A networked aerial robot team (NART) comprises a group of agents (e.g., unmanned aerial vehicles (UAVs), ground control stations, etc.) interconnected by wireless links. Inter-agent connectivity, even if intermittent (i.e. sparse), enables data exchanges between agents and supports cooperative behaviours in several NART missions. It can benefit online decentralised decision-making and group resilience, particularly when prior knowledge is inaccurate or incomplete. These requirements can be accounted for in the offline mission planning stages to incentivise cooperative behaviours and improve mission efficiency during the NART deployment. This paper proposes a novel path planning tool for a Sparse, Aware, and Cooperative Networked Aerial Robot Team (SpArC-NART) in exploration missions. It simultaneously considers different levels of prior information regarding the environment, limited agent energy, sensing, and communication, as well as distinct NART constitutions. The communication model takes into account the limitations of user-defined radio technology and physical phenomena. The proposed tool aims to maximise the mission goals (e.g., finding one or multiple targets, covering the full area of the environment, etc.), while cooperating with other agents to reduce agent reporting times, increase their global situational awareness (e.g., their knowledge of the environment), and facilitate mission replanning, if required. The developed cooperation mechanism leverages soft-motion constraints and dynamic rewards based on the Value of Movement and the expected communication availability between the agents at each time step. A ground sensing coverage use case was chosen to illustrate the current capabilities of this tool.

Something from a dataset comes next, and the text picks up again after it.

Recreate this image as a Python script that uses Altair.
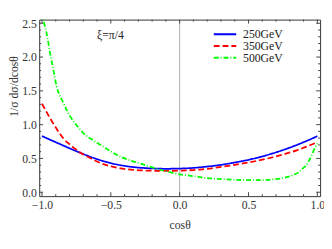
import altair as alt
import pandas as pd

# ---- data ----
series = ["250GeV", "350GeV", "500GeV"]
colors = ["#0000ff", "#ff0000", "#00ff00"]
dashes = [[1, 0], [6, 3], [5, 2, 1, 2]]

x_250 = [-1.0, -0.9, -0.8, -0.7, -0.6, -0.5, -0.4, -0.3, -0.2, -0.1, 0.0,
         0.1, 0.2, 0.3, 0.4, 0.5, 0.6, 0.7, 0.8, 0.9, 1.0]
y_250 = [0.83, 0.74, 0.65, 0.565, 0.49, 0.43, 0.39, 0.365, 0.352, 0.347, 0.35,
         0.36, 0.38, 0.405, 0.44, 0.48, 0.53, 0.59, 0.66, 0.74, 0.83]

x_350 = [-1.0, -0.97, -0.94, -0.894, -0.846, -0.8, -0.75, -0.7, -0.63, -0.56,
         -0.49, -0.418, -0.33, -0.23, -0.12, 0.0, 0.15, 0.35, 0.5, 0.7, 0.85, 1.0]
y_350 = [1.31, 1.20, 1.09, 0.94, 0.80, 0.71, 0.63, 0.56, 0.485, 0.42,
         0.38, 0.35, 0.33, 0.32, 0.315, 0.32, 0.335, 0.39, 0.44, 0.53, 0.62, 0.74]

x_500 = [-1.0, -0.993, -0.965, -0.94, -0.917, -0.894, -0.846, -0.8, -0.728, -0.7,
         -0.63, -0.56, -0.49, -0.418, -0.35, -0.277, -0.218, -0.1, 0.0, 0.113,
         0.2, 0.35, 0.5, 0.6, 0.68, 0.75, 0.82, 0.86, 0.894, 0.92, 0.94, 0.96,
         0.976, 1.0]
y_500 = [2.66, 2.58, 2.34, 2.05, 1.81, 1.57, 1.33, 1.14, 0.94, 0.875,
         0.77, 0.68, 0.59, 0.515, 0.465, 0.42, 0.38, 0.31, 0.265, 0.235,
         0.21, 0.19, 0.18, 0.18, 0.19, 0.21, 0.25, 0.29, 0.35, 0.40, 0.47, 0.55,
         0.63, 0.72]

x_major = [-1.0, -0.5, 0.0, 0.5, 1.0]
x_minor = [-0.9, -0.8, -0.7, -0.6, -0.4, -0.3, -0.2, -0.1,
           0.1, 0.2, 0.3, 0.4, 0.6, 0.7, 0.8, 0.9]
y_major = [0.0, 0.5, 1.0, 1.5, 2.0, 2.5]
y_minor = [0.1, 0.2, 0.3, 0.4, 0.6, 0.7, 0.8, 0.9, 1.1, 1.2, 1.3, 1.4,
           1.6, 1.7, 1.8, 1.9, 2.1, 2.2, 2.3, 2.4]

annot_x = [-0.503]
annot_y = [2.32]
annot_text = ["ξ=π/4"]

# ---- layout ----
W, H = 288, 181
X_DOM = [-1.02, 1.02]
Y_DOM = [-0.058, 2.554]
FONT = "Liberation Serif"
TXT = "#333333"

rows = []
for name, xs, ys in [(series[0], x_250, y_250), (series[1], x_350, y_350),
                     (series[2], x_500, y_500)]:
    for a, b in zip(xs, ys):
        rows.append({"c": a, "v": b, "s": name})
df = pd.DataFrame(rows)

xscale = alt.Scale(domain=X_DOM, nice=False, zero=False)
yscale = alt.Scale(domain=Y_DOM, nice=False, zero=False)

xaxis = alt.Axis(values=x_major, format=".1f", ticks=False, domain=False,
                 grid=False, labelFont=FONT, labelFontSize=12,
                 labelColor=TXT, labelPadding=4, labelFlush=False,
                 labelOverlap=False, title="cosθ", titleFont=FONT,
                 titleFontSize=12, titleFontWeight="normal",
                 titleColor=TXT, titleX=W / 2, titleY=29,
                 titleAlign="center", titleBaseline="middle")
yaxis = alt.Axis(values=y_major, format=".1f", ticks=False, domain=False,
                 grid=False, labelFont=FONT, labelFontSize=12,
                 labelColor=TXT, labelPadding=3, labelFlush=False,
                 labelOverlap=False, title="1/σ dσ/dcosθ",
                 titleFont=FONT, titleFontSize=12,
                 titleFontWeight="normal", titleColor=TXT,
                 titleX=-26, titleY=68, titleAngle=270,
                 titleAlign="center", titleBaseline="middle")

legend = alt.Legend(title=None, orient="none", legendX=178, legendY=10,
                    symbolType="stroke", symbolSize=529, symbolStrokeWidth=2,
                    labelFont=FONT, labelFontSize=12, labelColor="#222222",
                    labelOffset=6, clipHeight=10, rowPadding=0, padding=0)


def X(field):
    return alt.X(field, scale=xscale, axis=xaxis, title="cosθ")


def Y(field):
    return alt.Y(field, scale=yscale, axis=yaxis, title="1/σ dσ/dcosθ")


lines = alt.Chart(df).mark_line(clip=True, strokeWidth=1.8, interpolate="monotone").encode(
    x=X("c:Q"),
    y=Y("v:Q"),
    color=alt.Color("s:N", scale=alt.Scale(domain=series, range=colors), legend=legend),
    strokeDash=alt.StrokeDash("s:N", scale=alt.Scale(domain=series, range=dashes),
                              legend=legend),
)

vline = alt.Chart(pd.DataFrame({"c": [0.0]})).mark_rule(
    color="#999999", strokeWidth=0.8).encode(x=X("c:Q"))


def xticks(vals, length, top):
    d = pd.DataFrame({"c": vals})
    if top:
        yy, yy2 = alt.value(0), alt.value(length)
    else:
        yy, yy2 = alt.value(H), alt.value(H - length)
    return alt.Chart(d).mark_rule(color="#444444", strokeWidth=1).encode(
        x=X("c:Q"), y=yy, y2=yy2)


def yticks(vals, length, right):
    d = pd.DataFrame({"v": vals})
    if right:
        xx, xx2 = alt.value(W), alt.value(W - length)
    else:
        xx, xx2 = alt.value(0), alt.value(length)
    return alt.Chart(d).mark_rule(color="#444444", strokeWidth=1).encode(
        y=Y("v:Q"), x=xx, x2=xx2)


ticks = [
    xticks(x_major, 4, False), xticks(x_minor, 2, False),
    xticks(x_major, 4, True), xticks(x_minor, 2, True),
    yticks(y_major, 4, False), yticks(y_minor, 2, False),
    yticks(y_major, 4, True), yticks(y_minor, 2, True),
]

annot = alt.Chart(pd.DataFrame({"c": annot_x, "v": annot_y, "t": annot_text})).mark_text(
    font=FONT, fontSize=12, color="#222222").encode(
    x=X("c:Q"), y=Y("v:Q"), text="t:N")

chart = alt.layer(vline, *ticks, lines, annot).properties(
    width=W, height=H,
    autosize=alt.AutoSizeParams(type="none"),
    padding={"left": 32, "top": 9, "right": 4, "bottom": 40},
).configure_view(stroke="#333333", strokeWidth=1)

chart.save("out.html", embed_options={"renderer": "svg", "actions": False})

翻译：网络化空中机器人团队（NART）由一组通过无线链路互连的智能体（例如无人机、地面控制站等）组成。智能体间的连通性——即使是间歇性的（即稀疏的）——也能实现智能体间的数据交换，并在多种NART任务中支持协作行为。这有助于在线分散式决策与群体韧性，尤其是在先验知识不准确或不完整的情况下。这些需求可在离线任务规划阶段加以考虑，以激励协作行为并提升NART部署期间的任务效率。本文提出了一种面向稀疏、感知与协作网络化空中机器人团队（SpArC-NART）在探索任务中的新型路径规划工具。该工具同时考虑了关于环境的不同先验信息水平、有限的智能体能量、传感与通信能力，以及不同的NART构成方式。通信模型考虑了用户自定义无线电技术的限制与物理现象。所提出的工具旨在最大化任务目标（例如，寻找单个或多个目标、完全覆盖环境区域等），同时通过与其他智能体协作来减少智能体报告时间、提升其全局态势感知能力（例如，对环境的知识），并在需要时促进任务重规划。所开发的协作机制利用了基于移动价值与各时间步智能体间预期通信可用性的软运动约束和动态奖励。本文选取地面传感覆盖应用案例以展示该工具当前的能力。